De Langre also argues the coup “put the power sector on a highway to bankruptcy” and the military regime “doesn’t have much credibility as a buyer or as guarantor of the security of infrastructure projects”.

ASEAN defence meeting

Min Aung Hlaing’s week-long visit – state media reported he returned to Yangon on Saturday night – comes at a time when the military finds itself increasingly isolated, and with Russia facing an international backlash over its February 24 invasion of Ukraine.

The Myanmar military regime, known officially as the State Administration Council (SAC), on Wednesday expelled the United Kingdom’s top diplomat after he refused to present credentials to Min Aung Hlaing and sought to downgrade his status from ambassador to charge d’affaires ad interim.

The UK’s defence attaché for Myanmar tweeted that the regime was moving “further into the diplomatic wilderness”.

Even the Association of Southeast Asian Nations (ASEAN), long known for its policy of not interfering in internal affairs, has given the SAC the cold shoulder, refusing to allow Min Aung Hlaing or his foreign minister to attend high-level summits after the regime’s failure to make progress on a jointly agreed five-point plan to address the crisis.

But some would like to see more action, including the exclusion of the regime’s defence minister, who has been allowed to continue attending ASEAN gatherings.
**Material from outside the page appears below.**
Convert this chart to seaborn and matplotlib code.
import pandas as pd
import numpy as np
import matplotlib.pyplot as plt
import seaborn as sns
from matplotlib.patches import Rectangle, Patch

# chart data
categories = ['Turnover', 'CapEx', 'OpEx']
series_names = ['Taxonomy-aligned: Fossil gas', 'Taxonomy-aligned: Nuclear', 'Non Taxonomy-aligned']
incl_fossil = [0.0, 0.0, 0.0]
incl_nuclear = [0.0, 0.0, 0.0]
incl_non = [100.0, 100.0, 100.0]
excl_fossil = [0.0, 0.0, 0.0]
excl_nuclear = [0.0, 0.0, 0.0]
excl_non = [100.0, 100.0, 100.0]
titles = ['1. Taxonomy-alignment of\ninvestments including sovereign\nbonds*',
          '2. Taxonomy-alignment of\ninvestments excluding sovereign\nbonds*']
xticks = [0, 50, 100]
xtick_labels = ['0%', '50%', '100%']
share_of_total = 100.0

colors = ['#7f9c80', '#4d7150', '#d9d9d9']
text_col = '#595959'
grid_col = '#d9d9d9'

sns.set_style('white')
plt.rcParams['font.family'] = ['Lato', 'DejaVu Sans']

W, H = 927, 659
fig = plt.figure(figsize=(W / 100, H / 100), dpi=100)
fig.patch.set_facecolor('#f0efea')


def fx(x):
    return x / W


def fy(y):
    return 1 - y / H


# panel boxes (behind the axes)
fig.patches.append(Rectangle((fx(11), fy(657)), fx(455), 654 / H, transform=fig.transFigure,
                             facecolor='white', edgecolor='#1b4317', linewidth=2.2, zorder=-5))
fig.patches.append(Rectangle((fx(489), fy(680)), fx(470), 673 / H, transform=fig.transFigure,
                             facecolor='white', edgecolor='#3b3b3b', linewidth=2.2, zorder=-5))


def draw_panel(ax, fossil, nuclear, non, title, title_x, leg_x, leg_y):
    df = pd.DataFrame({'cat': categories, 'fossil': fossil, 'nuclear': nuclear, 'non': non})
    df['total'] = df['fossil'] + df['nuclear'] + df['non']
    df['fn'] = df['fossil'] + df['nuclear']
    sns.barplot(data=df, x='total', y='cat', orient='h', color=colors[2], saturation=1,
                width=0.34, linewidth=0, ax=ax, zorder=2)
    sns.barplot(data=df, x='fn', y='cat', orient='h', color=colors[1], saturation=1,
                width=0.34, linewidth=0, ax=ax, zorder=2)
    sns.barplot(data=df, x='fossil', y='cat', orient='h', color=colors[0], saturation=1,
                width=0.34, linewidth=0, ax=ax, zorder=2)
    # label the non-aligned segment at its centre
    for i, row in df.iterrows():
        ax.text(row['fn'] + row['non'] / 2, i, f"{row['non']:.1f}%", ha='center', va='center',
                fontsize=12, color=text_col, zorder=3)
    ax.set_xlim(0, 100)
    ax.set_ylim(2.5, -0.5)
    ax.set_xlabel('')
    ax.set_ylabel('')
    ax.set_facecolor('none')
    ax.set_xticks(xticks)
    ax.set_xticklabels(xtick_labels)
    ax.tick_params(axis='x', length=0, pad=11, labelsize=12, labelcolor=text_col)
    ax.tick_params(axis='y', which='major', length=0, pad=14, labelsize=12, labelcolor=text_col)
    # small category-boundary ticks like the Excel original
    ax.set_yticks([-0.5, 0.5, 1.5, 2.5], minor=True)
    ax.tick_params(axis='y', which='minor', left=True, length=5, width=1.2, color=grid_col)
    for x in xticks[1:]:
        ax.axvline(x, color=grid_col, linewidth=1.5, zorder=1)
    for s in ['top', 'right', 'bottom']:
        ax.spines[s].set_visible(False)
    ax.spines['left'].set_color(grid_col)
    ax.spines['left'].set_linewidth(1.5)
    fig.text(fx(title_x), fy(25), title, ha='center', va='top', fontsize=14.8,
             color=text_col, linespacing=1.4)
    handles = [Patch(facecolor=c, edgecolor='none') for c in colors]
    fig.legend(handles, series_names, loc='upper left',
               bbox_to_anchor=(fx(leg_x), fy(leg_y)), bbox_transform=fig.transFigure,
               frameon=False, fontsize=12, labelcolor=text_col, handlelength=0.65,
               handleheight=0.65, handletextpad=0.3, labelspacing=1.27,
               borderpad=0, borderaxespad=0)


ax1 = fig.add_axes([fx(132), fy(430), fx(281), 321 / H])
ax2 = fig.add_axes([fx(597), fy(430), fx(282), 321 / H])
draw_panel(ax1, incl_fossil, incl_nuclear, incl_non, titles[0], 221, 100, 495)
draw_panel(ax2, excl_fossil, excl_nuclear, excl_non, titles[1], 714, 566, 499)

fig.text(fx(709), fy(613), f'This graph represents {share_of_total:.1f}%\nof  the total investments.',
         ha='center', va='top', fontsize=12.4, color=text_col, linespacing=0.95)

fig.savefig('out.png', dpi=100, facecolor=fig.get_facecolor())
This month’s ASEAN counterterrorism meeting is to be co-hosted by Russia and Myanmar and will start in Moscow on July 20.

“It is absurd that ASEAN is allowing the aggressor Russia and the terrorist Myanmar military to co-chair a counterterrorism meeting, which will only fuel their deplorable acts of terror,” Ohmar said, urging democratic nations to boycott the event.

Australia and New Zealand have already pulled out of the meeting, but Japan, South Korea and the United States have not yet made their decisions public, despite all three imposing sanctions on Moscow.

Myanmar’s military is likely to politicise the meeting.

During a previous virtual meeting in December, the military included a session accusing its political opponents of “terrorism”, according to emails from Australia’s Department of Defence, which were obtained in a freedom of information request by campaigning group Justice for Myanmar.

“I urge their governments to … withdraw from that meeting and all future meetings with the Myanmar military junta,” Ohmar said.